Exercise inputs:
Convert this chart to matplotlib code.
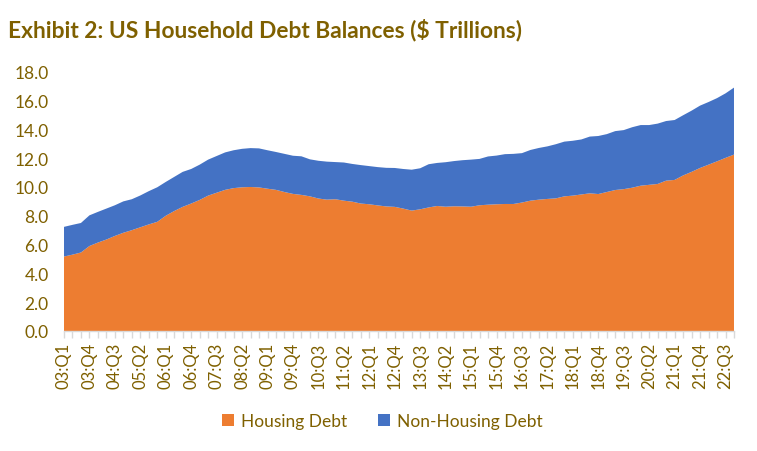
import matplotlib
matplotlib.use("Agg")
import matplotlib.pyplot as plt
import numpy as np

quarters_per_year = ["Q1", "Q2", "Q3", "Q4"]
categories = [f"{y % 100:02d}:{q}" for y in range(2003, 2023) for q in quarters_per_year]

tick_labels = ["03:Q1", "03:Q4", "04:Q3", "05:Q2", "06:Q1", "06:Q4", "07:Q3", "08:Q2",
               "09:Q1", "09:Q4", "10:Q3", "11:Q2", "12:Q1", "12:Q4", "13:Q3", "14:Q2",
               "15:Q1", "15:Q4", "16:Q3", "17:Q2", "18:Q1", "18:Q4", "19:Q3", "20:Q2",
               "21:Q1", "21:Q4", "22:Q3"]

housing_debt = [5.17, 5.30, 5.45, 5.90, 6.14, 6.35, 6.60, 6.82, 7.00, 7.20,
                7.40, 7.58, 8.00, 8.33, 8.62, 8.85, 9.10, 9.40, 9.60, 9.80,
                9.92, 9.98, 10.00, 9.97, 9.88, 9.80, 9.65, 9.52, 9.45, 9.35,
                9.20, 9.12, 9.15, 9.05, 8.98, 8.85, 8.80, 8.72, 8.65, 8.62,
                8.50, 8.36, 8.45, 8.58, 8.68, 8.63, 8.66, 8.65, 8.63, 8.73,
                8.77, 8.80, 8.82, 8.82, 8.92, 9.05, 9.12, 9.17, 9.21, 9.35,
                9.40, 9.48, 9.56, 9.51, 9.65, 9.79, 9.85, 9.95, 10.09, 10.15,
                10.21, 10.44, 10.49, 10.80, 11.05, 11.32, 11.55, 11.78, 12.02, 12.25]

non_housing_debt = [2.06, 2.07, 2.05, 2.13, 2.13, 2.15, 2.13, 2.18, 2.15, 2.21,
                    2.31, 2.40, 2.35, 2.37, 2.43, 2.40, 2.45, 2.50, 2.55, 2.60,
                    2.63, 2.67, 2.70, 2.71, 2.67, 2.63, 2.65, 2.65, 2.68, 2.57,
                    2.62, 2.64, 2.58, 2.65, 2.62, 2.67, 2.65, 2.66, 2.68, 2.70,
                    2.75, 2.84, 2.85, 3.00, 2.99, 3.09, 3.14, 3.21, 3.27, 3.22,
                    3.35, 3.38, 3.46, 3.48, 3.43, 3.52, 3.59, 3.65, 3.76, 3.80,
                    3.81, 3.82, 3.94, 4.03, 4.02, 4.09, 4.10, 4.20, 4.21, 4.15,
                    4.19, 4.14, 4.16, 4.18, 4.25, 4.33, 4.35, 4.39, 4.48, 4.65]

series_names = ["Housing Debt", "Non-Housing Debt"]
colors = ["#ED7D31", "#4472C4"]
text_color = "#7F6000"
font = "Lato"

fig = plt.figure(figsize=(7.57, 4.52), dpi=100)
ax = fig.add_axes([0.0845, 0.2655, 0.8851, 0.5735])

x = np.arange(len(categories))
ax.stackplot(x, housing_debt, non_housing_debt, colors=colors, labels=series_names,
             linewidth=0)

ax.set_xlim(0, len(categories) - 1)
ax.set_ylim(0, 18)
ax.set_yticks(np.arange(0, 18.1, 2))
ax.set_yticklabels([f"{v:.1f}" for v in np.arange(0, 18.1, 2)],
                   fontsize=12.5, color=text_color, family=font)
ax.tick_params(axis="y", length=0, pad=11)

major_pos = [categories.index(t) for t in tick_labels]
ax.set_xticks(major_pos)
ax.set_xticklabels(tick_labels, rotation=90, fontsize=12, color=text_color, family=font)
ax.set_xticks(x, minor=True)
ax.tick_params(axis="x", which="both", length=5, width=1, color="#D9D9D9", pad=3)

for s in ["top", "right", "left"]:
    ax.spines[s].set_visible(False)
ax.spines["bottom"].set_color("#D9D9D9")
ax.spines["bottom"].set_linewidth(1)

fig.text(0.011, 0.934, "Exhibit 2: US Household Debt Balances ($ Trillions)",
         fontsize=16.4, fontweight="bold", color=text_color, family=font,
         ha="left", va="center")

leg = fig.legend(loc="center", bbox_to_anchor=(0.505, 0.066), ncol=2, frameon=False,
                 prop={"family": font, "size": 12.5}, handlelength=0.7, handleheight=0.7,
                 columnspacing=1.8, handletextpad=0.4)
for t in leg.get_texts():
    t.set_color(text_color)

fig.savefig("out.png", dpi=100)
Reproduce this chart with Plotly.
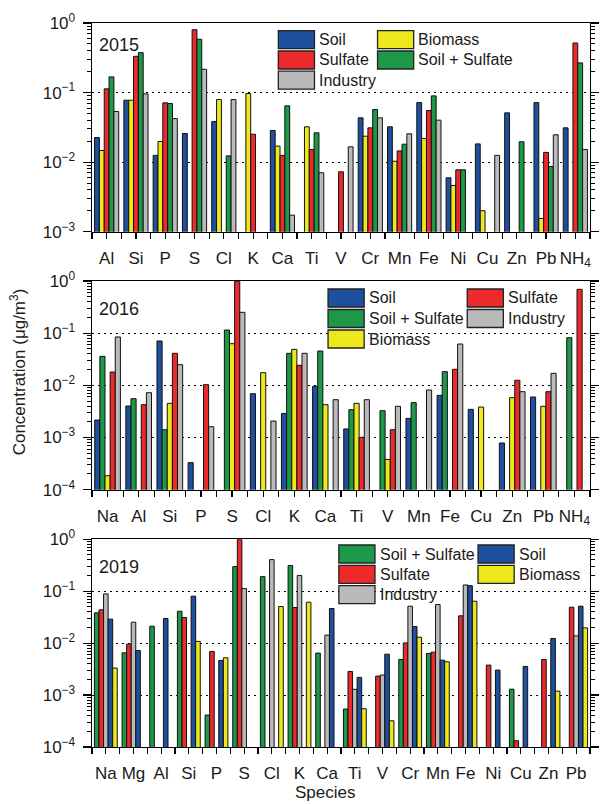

Your task: Your task is to restate word for word the lines from the top of the data to the line containing "q in quarters_per_year]", both ends included, with every picture left out.

Task solution:
Convert this chart to matplotlib code.
import matplotlib
matplotlib.use("Agg")
import matplotlib.pyplot as plt
import numpy as np

quarters_per_year = ["Q1", "Q2", "Q3", "Q4"]
categories = [f"{y % 100:02d}:{q}" for y in range(2003, 2023) for q in quarters_per_year]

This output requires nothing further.